Egypt's army fails to grasp the post-Mubarak realities
What now? The sight of thousands of protesters back in Tahrir Square in Cairo, along with thousands of others around the country in Alexandria and Suez, facing the guns of the army and bleeding in the streets, has obviously sparked recollections of the early days of the Egyptian revolution at the start of the year. Are these new clashes in Tahrir Square, now entering their fourth day, a bump on the road to next week's elections - or the start of a shift in Egypt's fluid politics?
It is too early to tell. But what is certain is that these are not baseless demonstrations - the Egyptians protesting around the country are defending an essential tenet of the uprising that ousted President Hosni Mubarak. The generals who now rule Egypt would be wise to listen to the language of Tahrir, or they may find themselves further on the wrong side of the revolution.
The trigger for the most recent clashes was the draft of several constitutional points that would have applied over and above a final charter. Among the points that protesters most objected to was an attempt by the ruling Supreme Council of the Armed Forces (SCAF) to shield the military from future political oversight, and to confer powers to dismiss a future constitutional assembly.

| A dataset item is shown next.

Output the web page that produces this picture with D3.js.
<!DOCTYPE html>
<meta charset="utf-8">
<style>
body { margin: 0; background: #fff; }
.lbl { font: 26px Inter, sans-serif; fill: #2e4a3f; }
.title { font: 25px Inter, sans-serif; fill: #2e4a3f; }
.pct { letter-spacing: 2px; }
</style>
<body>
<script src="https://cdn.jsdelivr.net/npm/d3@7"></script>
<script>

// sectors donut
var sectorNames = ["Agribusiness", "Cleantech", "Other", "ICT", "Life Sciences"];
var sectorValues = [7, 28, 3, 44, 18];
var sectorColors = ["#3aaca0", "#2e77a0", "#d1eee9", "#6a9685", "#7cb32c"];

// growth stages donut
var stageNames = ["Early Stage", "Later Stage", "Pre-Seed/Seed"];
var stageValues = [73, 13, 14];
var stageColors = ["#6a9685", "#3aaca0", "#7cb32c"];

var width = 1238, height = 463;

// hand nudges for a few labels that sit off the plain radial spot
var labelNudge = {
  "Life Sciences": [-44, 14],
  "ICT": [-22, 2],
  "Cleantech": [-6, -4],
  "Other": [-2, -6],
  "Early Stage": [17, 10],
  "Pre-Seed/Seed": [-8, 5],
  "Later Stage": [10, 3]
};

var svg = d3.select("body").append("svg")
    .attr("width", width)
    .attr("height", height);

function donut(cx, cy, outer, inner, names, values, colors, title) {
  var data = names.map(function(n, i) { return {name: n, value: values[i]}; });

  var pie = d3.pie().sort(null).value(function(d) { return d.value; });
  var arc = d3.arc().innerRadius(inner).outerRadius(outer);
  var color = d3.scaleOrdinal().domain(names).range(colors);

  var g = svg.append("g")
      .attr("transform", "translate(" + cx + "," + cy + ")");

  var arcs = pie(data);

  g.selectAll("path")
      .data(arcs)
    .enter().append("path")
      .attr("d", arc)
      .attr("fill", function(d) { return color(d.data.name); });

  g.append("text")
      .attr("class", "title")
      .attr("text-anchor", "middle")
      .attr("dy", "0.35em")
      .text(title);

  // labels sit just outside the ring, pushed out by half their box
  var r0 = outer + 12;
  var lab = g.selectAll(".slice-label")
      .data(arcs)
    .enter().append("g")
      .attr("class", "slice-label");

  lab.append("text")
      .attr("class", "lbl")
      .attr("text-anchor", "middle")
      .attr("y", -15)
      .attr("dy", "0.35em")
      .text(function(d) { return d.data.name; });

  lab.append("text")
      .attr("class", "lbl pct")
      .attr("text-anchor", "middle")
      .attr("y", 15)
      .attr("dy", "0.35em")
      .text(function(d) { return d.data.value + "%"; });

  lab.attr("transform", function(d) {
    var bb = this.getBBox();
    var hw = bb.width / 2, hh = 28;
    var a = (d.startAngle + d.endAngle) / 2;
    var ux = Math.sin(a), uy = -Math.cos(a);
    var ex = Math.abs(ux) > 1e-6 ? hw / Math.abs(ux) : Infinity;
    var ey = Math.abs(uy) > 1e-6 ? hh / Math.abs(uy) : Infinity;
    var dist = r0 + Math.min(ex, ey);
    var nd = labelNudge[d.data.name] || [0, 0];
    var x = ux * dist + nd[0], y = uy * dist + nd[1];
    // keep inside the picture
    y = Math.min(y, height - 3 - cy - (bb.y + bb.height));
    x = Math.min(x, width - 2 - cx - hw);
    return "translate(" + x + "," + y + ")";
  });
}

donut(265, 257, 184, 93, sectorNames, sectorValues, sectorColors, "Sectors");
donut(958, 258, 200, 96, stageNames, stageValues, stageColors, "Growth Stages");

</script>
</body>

In that attempt can be seen the problems of this new post-Mubarak era. The army tried to carve out a role for itself above the constitution that would have made it the guarantor of the rights of minorities, while entrenching its power over government. For some Egyptians, that would not be such a bad thing. For most of the last century, the model of Turkey showed the army serving as a guarantor of secular freedoms, able to step in if it felt the civilian government had overstepped its bounds. For many Egyptians, especially those who fear that individual freedoms might be curtailed under an Islamist-dominated government or constitution, having the military as a guarantor is an attractive alternative.
Or was attractive. The army is hardly an institution beyond reproach. It is from the army that every president since independence has come. Under Mr Mubarak, senior military officials enjoyed considerable freedoms outside the law - that freedom, as with all such supra-legal freedoms, was not wisely used.

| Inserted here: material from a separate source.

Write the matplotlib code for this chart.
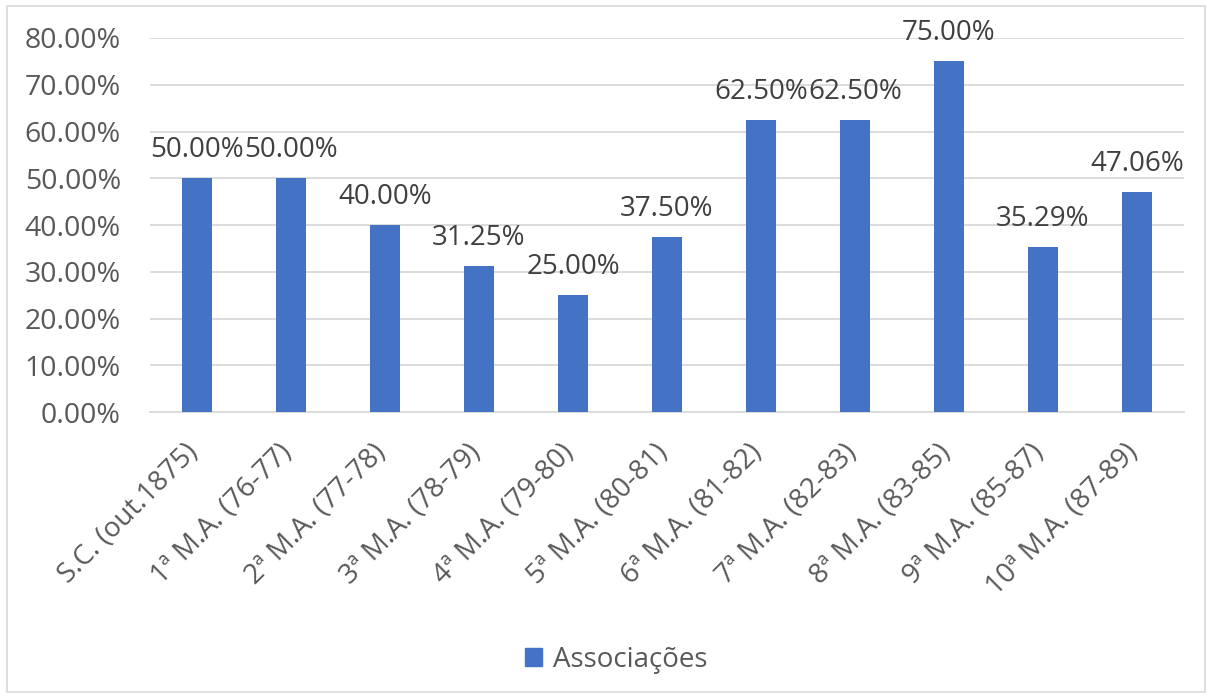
import matplotlib
matplotlib.use("Agg")
import matplotlib.pyplot as plt
import matplotlib.transforms as mtransforms
from matplotlib.patches import Rectangle

categories = ["S.C. (out.1875)", "1ª M.A. (76-77)", "2ª M.A. (77-78)", "3ª M.A. (78-79)",
              "4ª M.A. (79-80)", "5ª M.A. (80-81)", "6ª M.A. (81-82)", "7ª M.A. (82-83)",
              "8ª M.A. (83-85)", "9ª M.A. (85-87)", "10ª M.A. (87-89)"]
values = [50.00, 50.00, 40.00, 31.25, 25.00, 37.50, 62.50, 62.50, 75.00, 35.29, 47.06]
y_ticks = [0, 10, 20, 30, 40, 50, 60, 70, 80]
series_name = "Associações"

plt.rcParams['font.family'] = ['Open Sans', 'DejaVu Sans']

W, H = 1211, 698
fig = plt.figure(figsize=(W / 100, H / 100), dpi=100)

# chart frame
fig.patches.append(Rectangle((7 / W, 6 / H), 1198 / W, 686 / H, transform=fig.transFigure,
                             fill=False, edgecolor="#d9d9d9", linewidth=1.2))

left, right, top, bottom = 150, 1184, 38, 412
ax = fig.add_axes([left / W, 1 - bottom / H, (right - left) / W, (bottom - top) / H])

x = list(range(len(categories)))
ax.bar(x, values, width=0.32, color="#4472C4", zorder=3)

ax.set_xlim(-0.5, len(categories) - 0.5)
ax.set_ylim(0, 80)
ax.set_yticks(y_ticks)
ax.set_yticklabels([f"{t:.2f}%" for t in y_ticks], fontsize=20.5, color="#595959")
ax.yaxis.grid(True, color="#d9d9d9", linewidth=1.3, zorder=0)
ax.tick_params(axis="y", length=0, pad=21)
ax.tick_params(axis="x", length=0, pad=19)
for s in ["top", "right", "left"]:
    ax.spines[s].set_visible(False)
ax.spines["bottom"].set_color("#d9d9d9")
ax.spines["bottom"].set_linewidth(1.3)

ax.set_xticks(x)
ax.set_xticklabels(categories, rotation=45, ha="right", rotation_mode="anchor",
                   fontsize=20, color="#595959")
shift = mtransforms.ScaledTranslation(-9 / 72, 0, fig.dpi_scale_trans)
for lbl in ax.get_xticklabels():
    lbl.set_transform(lbl.get_transform() + shift)

for xi, v in zip(x, values):
    ax.annotate(f"{v:.2f}%", (xi, v), xytext=(0, 10), textcoords="offset points",
                ha="center", va="bottom", fontsize=20, color="#404040")

handle = Rectangle((0, 0), 1, 1, color="#4472C4")
fig.legend([handle], [series_name], loc="center", bbox_to_anchor=(616 / W, 1 - 660 / H),
           frameon=False, fontsize=20, labelcolor="#595959", handlelength=0.6,
           handleheight=0.6, handletextpad=0.4)

fig.savefig("out.png", dpi=100)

Moreover, since Mr Mubarak was dethroned the army has hardly covered itself in glory. After pledging to hand over power to a civilian government within six months, that timetable has been revised to sometime in 2013. Since February, there has been a steady background noise of questions tainting the image that the army stands on the side of the people.

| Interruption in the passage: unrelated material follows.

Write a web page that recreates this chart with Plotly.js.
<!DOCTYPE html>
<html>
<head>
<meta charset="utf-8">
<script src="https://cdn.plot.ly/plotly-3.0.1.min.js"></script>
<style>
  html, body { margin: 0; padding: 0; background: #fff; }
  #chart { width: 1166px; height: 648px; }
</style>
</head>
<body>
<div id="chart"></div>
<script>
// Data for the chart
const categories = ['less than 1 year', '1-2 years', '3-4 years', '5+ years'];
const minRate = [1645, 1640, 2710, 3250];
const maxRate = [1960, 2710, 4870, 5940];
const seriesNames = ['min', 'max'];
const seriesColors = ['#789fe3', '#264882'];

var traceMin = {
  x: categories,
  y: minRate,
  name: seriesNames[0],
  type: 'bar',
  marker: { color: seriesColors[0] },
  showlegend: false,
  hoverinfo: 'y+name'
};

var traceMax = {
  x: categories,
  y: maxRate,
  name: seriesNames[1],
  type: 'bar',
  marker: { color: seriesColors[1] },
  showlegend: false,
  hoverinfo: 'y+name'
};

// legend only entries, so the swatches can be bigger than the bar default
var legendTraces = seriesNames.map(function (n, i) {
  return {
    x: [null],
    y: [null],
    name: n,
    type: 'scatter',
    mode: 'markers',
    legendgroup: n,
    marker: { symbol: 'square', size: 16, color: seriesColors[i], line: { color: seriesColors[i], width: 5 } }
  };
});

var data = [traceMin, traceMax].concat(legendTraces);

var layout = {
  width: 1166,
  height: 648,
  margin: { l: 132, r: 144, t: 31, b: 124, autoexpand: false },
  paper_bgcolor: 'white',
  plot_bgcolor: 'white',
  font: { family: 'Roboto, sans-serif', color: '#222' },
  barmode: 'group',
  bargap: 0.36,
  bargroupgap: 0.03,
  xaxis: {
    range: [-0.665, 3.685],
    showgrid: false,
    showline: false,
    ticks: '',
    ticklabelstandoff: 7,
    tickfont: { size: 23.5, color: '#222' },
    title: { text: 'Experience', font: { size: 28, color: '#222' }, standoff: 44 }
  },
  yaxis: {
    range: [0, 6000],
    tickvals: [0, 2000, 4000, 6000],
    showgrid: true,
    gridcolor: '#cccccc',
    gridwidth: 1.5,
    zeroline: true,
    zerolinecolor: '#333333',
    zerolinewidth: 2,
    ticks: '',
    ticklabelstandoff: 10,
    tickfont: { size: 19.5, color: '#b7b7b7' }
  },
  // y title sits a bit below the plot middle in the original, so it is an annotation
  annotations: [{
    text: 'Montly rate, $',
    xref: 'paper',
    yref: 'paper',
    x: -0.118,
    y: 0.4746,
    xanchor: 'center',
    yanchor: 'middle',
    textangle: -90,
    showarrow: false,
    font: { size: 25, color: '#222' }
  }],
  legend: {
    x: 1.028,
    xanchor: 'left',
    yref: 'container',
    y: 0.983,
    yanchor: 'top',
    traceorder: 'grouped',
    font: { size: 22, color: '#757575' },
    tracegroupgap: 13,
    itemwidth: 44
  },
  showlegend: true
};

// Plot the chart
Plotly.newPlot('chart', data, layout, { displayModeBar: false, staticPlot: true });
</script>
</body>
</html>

Greatest among these questions is the military trials - thus far, 12,000 people have been tried in military courts without proper oversight or due process. Egyptians are extremely aware of the jarring contrast between those cases and the civilian trials of Mr Mubarak and government officials. It is a paradox that officials are in civilian court for using lethal force against protesters, while those same protesters are in a military court.
Then there were the "virginity tests" conducted on female protesters in March during further demonstrations in Tahrir Square, and the use of live ammunition against unarmed civilians.
Egyptians are not inclined to place too much faith in the army any longer. The draft constitutional reforms may have been intended to give powers to the army to guarantee individual freedoms, but people are now questioning whether such power would be wisely wielded.
While there is a straightforward political disagreement at the root of these most recent clashes, one that could affect the course of politics for decades to come, the larger issue is the inability of the SCAF generals to recognise that the revolution has changed the relationship between them and the Egyptian people.
They appear not to have absorbed the chief lesson of the Arab uprisings: the status quo is not sustainable. The military council's muted reaction to the protests, expressing "sorrow" and ordering an investigation, shows a failure to understand how much Egypt has changed. The people believe that they are in command although the army rules.
Since blood has been spilt, the protests have moved beyond the original objections to super-constitutional principles, such is the fluid nature of post-Mubarak politics. But it is still unclear what these clashes will herald. It may be that Egyptians are so angered by the attacks on protesters that they will turn against the SCAF and look for a new political way forward. Already there is talk of jettisoning the SCAF road map and instead seeking a civilian government of national unity to lead the transition.
Egypt has changed in the months since the people rose up and deposed their president-for-life. The army needs to understand this. These protests are not a blip on the road to next week's election - they have changed the logic on which those elections were based. The protesters are using the only channel open to them to send a message to the military - the generals must listen to what the people of Tahrir are telling them, or risk going the same way as Mr Mubarak.